Many experimental works have investigated smart water and low salinity water flooding and observed significant incremental oil recovery following changes in the injected brine composition. The commonway approach to model such EOR mechanisms is by shifting the input relative permeability curves, particularly including a reduction of the residual oil saturation. Cores that originally display oil-wetness may retain much oil at the outlet of the flooded core due to capillary pressure being zero at a high oil saturation. This end effect is difficult to overcome in high permeable cores at typical lab rates. Injecting a brine that changes the wetting state to less oil-wet conditions (represented by zero capillary pressure at a lower oil saturation) will lead to a release of oil previously trapped at the outlet. Although this is chemically induced incremental oil, it represents a reduction of remaining oil saturation, not necessarily of residual oil saturation.

This paper illustrates the mentioned issues of interpreting the difference in remaining and residual oil saturation during chemical EOR and hence the evaluation of potential smart water effects. We present a mathematical model representing core flooding accounting for wettability changes due to changes in the injected composition.

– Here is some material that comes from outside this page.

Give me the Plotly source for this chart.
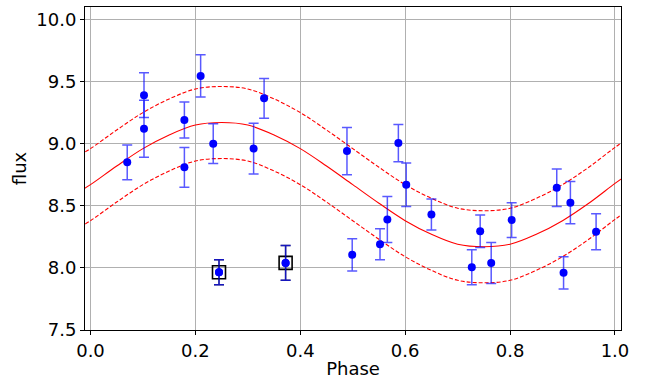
import plotly.graph_objects as go

# Observed data (phase, flux, error)
phase = [0.070, 0.102, 0.102, 0.179, 0.179, 0.210, 0.234, 0.245, 0.311, 0.331,
         0.372, 0.489, 0.499, 0.552, 0.566, 0.587, 0.602, 0.650, 0.727, 0.743,
         0.764, 0.803, 0.889, 0.902, 0.915, 0.964]
flux = [8.85, 9.12, 9.39, 9.19, 8.81, 9.545, 9.00, 7.965, 8.96, 9.365,
        8.04, 8.94, 8.105, 8.19, 8.39, 9.005, 8.67, 8.43, 8.005, 8.295,
        8.04, 8.385, 8.645, 7.96, 8.525, 8.29]
flux_err = [0.14, 0.23, 0.18, 0.145, 0.16, 0.17, 0.16, 0.10, 0.205, 0.16,
            0.14, 0.19, 0.13, 0.125, 0.185, 0.15, 0.175, 0.125, 0.14, 0.13,
            0.165, 0.14, 0.15, 0.13, 0.17, 0.145]

# Flagged outliers
out_phase = [0.245, 0.372]
out_flux = [7.965, 8.04]
out_err = [0.10, 0.14]

# Model curve and band
model_phase = [-0.02, 0.0, 0.05, 0.10, 0.15, 0.20, 0.25, 0.30, 0.35, 0.40, 0.45, 0.50,
               0.55, 0.60, 0.65, 0.70, 0.75, 0.80, 0.85, 0.90, 0.95, 1.00, 1.02]
model = [8.62, 8.67, 8.82, 8.96, 9.07, 9.15, 9.17, 9.15, 9.07, 8.96, 8.82, 8.67,
         8.52, 8.38, 8.27, 8.19, 8.17, 8.19, 8.27, 8.38, 8.52, 8.68, 8.74]
model_upper = [8.91, 8.96, 9.11, 9.25, 9.36, 9.44, 9.46, 9.44, 9.36, 9.25, 9.11, 8.96,
               8.81, 8.67, 8.56, 8.48, 8.46, 8.48, 8.56, 8.67, 8.81, 8.97, 9.03]
model_lower = [8.33, 8.38, 8.53, 8.67, 8.78, 8.86, 8.88, 8.86, 8.78, 8.67, 8.53, 8.38,
               8.23, 8.09, 7.98, 7.90, 7.88, 7.90, 7.98, 8.09, 8.23, 8.39, 8.45]

x_ticks = [0.0, 0.2, 0.4, 0.6, 0.8, 1.0]
x_ticklabels = ["0.0", "0.2", "0.4", "0.6", "0.8", "1.0"]
y_ticks = [7.5, 8.0, 8.5, 9.0, 9.5, 10.0]
y_ticklabels = ["7.5", "8.0", "8.5", "9.0", "9.5", "10.0"]

FONT = "DejaVu Sans"
FS = 18

fig = go.Figure()

for ys, dash in [(model_upper, "4px,2px"), (model, "solid"), (model_lower, "4px,2px")]:
    fig.add_trace(go.Scatter(x=model_phase, y=ys, mode="lines", line_shape="spline",
                             line=dict(color="#ff0000", width=1.1, dash=dash),
                             hoverinfo="skip", showlegend=False))

# Outlier squares with black error bars
fig.add_trace(go.Scatter(
    x=out_phase, y=out_flux, mode="markers",
    marker=dict(symbol="square-open", size=13, color="black", line=dict(width=1.6, color="black")),
    error_y=dict(type="data", array=out_err, visible=True, color="rgba(0,0,0,0.75)", thickness=1.5, width=5),
    showlegend=False))

# Data points with blue error bars
fig.add_trace(go.Scatter(
    x=phase, y=flux, mode="markers",
    marker=dict(symbol="circle", size=8, color="#0000ff"),
    error_y=dict(type="data", array=flux_err, visible=True, color="rgba(0,0,255,0.65)", thickness=1.5, width=5),
    showlegend=False))

# redraw outlier dots above
fig.add_trace(go.Scatter(x=out_phase, y=out_flux, mode="markers",
                         marker=dict(symbol="circle", size=8, color="#0000ff"),
                         showlegend=False))

axis_common = dict(showgrid=True, gridcolor="#b0b0b0", gridwidth=1,
                   showline=True, linecolor="black", linewidth=1, mirror=True,
                   ticks="outside", ticklen=4, tickcolor="black", zeroline=False,
                   tickfont=dict(family=FONT, size=FS, color="black"))

fig.update_xaxes(range=[-0.0105, 1.0115], tickvals=x_ticks, ticktext=x_ticklabels,
                 title=dict(text="Phase", font=dict(family=FONT, size=FS, color="black"), standoff=2),
                 **axis_common)
fig.update_yaxes(range=[7.5, 10.1], tickvals=y_ticks, ticktext=y_ticklabels,
                 title=dict(text="flux", font=dict(family=FONT, size=FS, color="black"), standoff=5),
                 **axis_common)

fig.update_layout(width=654, height=383, margin=dict(l=85, r=33, t=7, b=53),
                  paper_bgcolor="white", plot_bgcolor="white", showlegend=False)

fig.write_html("out.html", config={"displayModeBar": False},
               post_script="document.body.style.margin='0';document.body.style.padding='0';")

For purpose of illustration, this is performed in terms of adsorption of a wettability alteration component coupled to shifting of relative permeability and capillary pressure curves. The model is parameterized in accordance with experimental data by matching brine-dependent saturation functions to experiments where wettability alteration takes place dynamically due to changing one chemical component. It is seen that several effects can give an apparent smart water effect without having any real reduction of the residual oil saturation, including 1) changes in the mobility ratio, where the oil already flowing is pushed more efficiently, and 2) the magnitude of capillary end effects can be reduced due to increased water-wetness or due to reduction in water relative permeability giving a greater viscous drag on the oil.